GIVEN INFORMATION:
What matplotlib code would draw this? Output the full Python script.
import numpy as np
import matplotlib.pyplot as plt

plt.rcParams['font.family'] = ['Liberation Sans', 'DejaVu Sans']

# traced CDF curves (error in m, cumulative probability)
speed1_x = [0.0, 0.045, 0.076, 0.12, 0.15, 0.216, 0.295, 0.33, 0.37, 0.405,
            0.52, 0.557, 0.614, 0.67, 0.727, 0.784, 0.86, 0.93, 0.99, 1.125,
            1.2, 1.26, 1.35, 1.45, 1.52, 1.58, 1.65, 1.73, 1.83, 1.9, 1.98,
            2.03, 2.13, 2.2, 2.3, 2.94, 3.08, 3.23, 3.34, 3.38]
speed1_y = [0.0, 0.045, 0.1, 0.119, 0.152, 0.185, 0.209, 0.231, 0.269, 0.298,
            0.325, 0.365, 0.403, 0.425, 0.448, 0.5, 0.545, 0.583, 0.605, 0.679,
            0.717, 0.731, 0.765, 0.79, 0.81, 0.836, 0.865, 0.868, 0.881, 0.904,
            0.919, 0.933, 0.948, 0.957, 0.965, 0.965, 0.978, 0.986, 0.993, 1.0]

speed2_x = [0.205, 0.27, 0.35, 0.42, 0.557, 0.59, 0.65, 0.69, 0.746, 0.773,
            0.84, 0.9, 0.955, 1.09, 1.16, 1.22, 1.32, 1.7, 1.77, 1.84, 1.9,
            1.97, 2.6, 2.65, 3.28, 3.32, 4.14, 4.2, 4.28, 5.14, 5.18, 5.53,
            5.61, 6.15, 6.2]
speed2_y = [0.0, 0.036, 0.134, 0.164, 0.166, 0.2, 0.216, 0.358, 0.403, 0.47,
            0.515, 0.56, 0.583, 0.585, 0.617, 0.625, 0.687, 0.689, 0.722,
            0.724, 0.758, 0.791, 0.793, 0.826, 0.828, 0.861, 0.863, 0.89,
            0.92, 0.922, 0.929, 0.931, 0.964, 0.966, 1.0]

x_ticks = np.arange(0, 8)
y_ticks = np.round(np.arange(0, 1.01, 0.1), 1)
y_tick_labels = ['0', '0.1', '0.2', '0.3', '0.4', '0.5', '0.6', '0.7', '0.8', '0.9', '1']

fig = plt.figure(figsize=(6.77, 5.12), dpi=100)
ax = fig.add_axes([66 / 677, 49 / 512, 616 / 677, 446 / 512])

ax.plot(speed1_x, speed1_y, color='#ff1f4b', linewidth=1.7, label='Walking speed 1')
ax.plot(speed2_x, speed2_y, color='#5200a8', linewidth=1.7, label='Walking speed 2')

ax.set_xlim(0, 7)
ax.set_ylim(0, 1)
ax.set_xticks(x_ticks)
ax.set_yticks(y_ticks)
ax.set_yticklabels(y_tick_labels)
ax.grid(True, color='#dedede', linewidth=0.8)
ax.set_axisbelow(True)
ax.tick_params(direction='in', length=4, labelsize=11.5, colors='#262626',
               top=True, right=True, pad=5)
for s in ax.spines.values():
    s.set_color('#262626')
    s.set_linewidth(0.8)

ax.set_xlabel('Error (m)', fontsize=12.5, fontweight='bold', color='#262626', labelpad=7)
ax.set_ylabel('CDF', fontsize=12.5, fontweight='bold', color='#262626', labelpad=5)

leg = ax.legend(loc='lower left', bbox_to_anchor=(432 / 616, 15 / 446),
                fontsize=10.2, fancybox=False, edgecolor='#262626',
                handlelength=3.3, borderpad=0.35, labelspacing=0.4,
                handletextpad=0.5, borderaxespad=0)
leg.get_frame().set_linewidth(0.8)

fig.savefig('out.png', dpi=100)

WORK TO BE COMPLETED: Return all the data above once more, precisely as given.

COMPLETE RESPONSE:
What matplotlib code would draw this? Output the full Python script.
import numpy as np
import matplotlib.pyplot as plt

plt.rcParams['font.family'] = ['Liberation Sans', 'DejaVu Sans']

# traced CDF curves (error in m, cumulative probability)
speed1_x = [0.0, 0.045, 0.076, 0.12, 0.15, 0.216, 0.295, 0.33, 0.37, 0.405,
            0.52, 0.557, 0.614, 0.67, 0.727, 0.784, 0.86, 0.93, 0.99, 1.125,
            1.2, 1.26, 1.35, 1.45, 1.52, 1.58, 1.65, 1.73, 1.83, 1.9, 1.98,
            2.03, 2.13, 2.2, 2.3, 2.94, 3.08, 3.23, 3.34, 3.38]
speed1_y = [0.0, 0.045, 0.1, 0.119, 0.152, 0.185, 0.209, 0.231, 0.269, 0.298,
            0.325, 0.365, 0.403, 0.425, 0.448, 0.5, 0.545, 0.583, 0.605, 0.679,
            0.717, 0.731, 0.765, 0.79, 0.81, 0.836, 0.865, 0.868, 0.881, 0.904,
            0.919, 0.933, 0.948, 0.957, 0.965, 0.965, 0.978, 0.986, 0.993, 1.0]

speed2_x = [0.205, 0.27, 0.35, 0.42, 0.557, 0.59, 0.65, 0.69, 0.746, 0.773,
            0.84, 0.9, 0.955, 1.09, 1.16, 1.22, 1.32, 1.7, 1.77, 1.84, 1.9,
            1.97, 2.6, 2.65, 3.28, 3.32, 4.14, 4.2, 4.28, 5.14, 5.18, 5.53,
            5.61, 6.15, 6.2]
speed2_y = [0.0, 0.036, 0.134, 0.164, 0.166, 0.2, 0.216, 0.358, 0.403, 0.47,
            0.515, 0.56, 0.583, 0.585, 0.617, 0.625, 0.687, 0.689, 0.722,
            0.724, 0.758, 0.791, 0.793, 0.826, 0.828, 0.861, 0.863, 0.89,
            0.92, 0.922, 0.929, 0.931, 0.964, 0.966, 1.0]

x_ticks = np.arange(0, 8)
y_ticks = np.round(np.arange(0, 1.01, 0.1), 1)
y_tick_labels = ['0', '0.1', '0.2', '0.3', '0.4', '0.5', '0.6', '0.7', '0.8', '0.9', '1']

fig = plt.figure(figsize=(6.77, 5.12), dpi=100)
ax = fig.add_axes([66 / 677, 49 / 512, 616 / 677, 446 / 512])

ax.plot(speed1_x, speed1_y, color='#ff1f4b', linewidth=1.7, label='Walking speed 1')
ax.plot(speed2_x, speed2_y, color='#5200a8', linewidth=1.7, label='Walking speed 2')

ax.set_xlim(0, 7)
ax.set_ylim(0, 1)
ax.set_xticks(x_ticks)
ax.set_yticks(y_ticks)
ax.set_yticklabels(y_tick_labels)
ax.grid(True, color='#dedede', linewidth=0.8)
ax.set_axisbelow(True)
ax.tick_params(direction='in', length=4, labelsize=11.5, colors='#262626',
               top=True, right=True, pad=5)
for s in ax.spines.values():
    s.set_color('#262626')
    s.set_linewidth(0.8)

ax.set_xlabel('Error (m)', fontsize=12.5, fontweight='bold', color='#262626', labelpad=7)
ax.set_ylabel('CDF', fontsize=12.5, fontweight='bold', color='#262626', labelpad=5)

leg = ax.legend(loc='lower left', bbox_to_anchor=(432 / 616, 15 / 446),
                fontsize=10.2, fancybox=False, edgecolor='#262626',
                handlelength=3.3, borderpad=0.35, labelspacing=0.4,
                handletextpad=0.5, borderaxespad=0)
leg.get_frame().set_linewidth(0.8)

fig.savefig('out.png', dpi=100)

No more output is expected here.